JOHN MERLINE: I mean, an on-off switch is one way to do it, which kind of takes away this concern that, well, maybe the child sitting there at one point, but then an adult would be sitting there at another point, where it would be protected by the air bag, and an on-off switch overcomes that problem. The question is: again, how much choice should drivers have? Like I say, drivers make decisions about risk all the time. If you drive on a Saturday night, you're at much--at a much greater risk of dying in a car crash.
MARGARET WARNER: Let me get--Mr. Camp, respond to that point, that consumers make these kind of risk assessments in their lives all the time, including in their cars. Why shouldn't they be able to do so for air bags?
LOU CAMP: Well, I think they should.
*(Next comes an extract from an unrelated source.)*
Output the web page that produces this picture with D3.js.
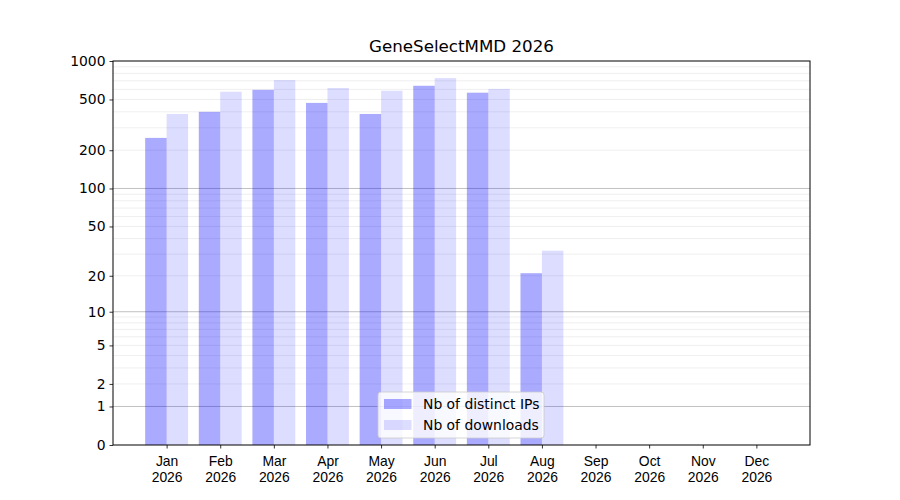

And what we would like to do is to allow them to make those choices with a little bit more information than they have now. As I mentioned, I believe there's a little bit of misperception about the importance of air bags and the importance of buckles, you have to make them effective. And that's why we worked to date to try to make owners of our new cars aware to the extent they buy them today. They'll be shown this card that has instructions on how to belt up and use your safety belts effectively, how to sit back and have proper room, as well as package your child in this proper position, primarily in the rear seat. Interestingly, as you see in the corner of this, we've also gotten Big Bird involved to try to get the message out to our kids; that they should buckle up and sit in the back.
MARGARET WARNER: But --just--
LOU CAMP: In addition, we've worked with a video with young mothers, through pediatricians and doctors, to get the message out on young children and infants, how they should be properly restrained.
MARGARET WARNER: All right. But, Mr. Camp--
LOU CAMP: What I'm saying is education is the key to proper use of air bags.
MARGARET WARNER: But you still believe that--you believe that still an individual should have to get permission from the government on a case-by-case basis.
LOU CAMP: I believe so, because presently customers I believe are misinformed about air bags because I think left to the current level of understanding, potentially millions of customers would come asking for their air bags to be disconnected. And I believe there are clearly not that many people at risk. As I say, there are always special circumstances--a thousand so far--that the government has been fit to disconnect. And the broad disconnection would put many, many people at risk who would benefit from the availability of air bags.
MARGARET WARNER: All right, gentlemen, thank you very much. We'll have to leave it there.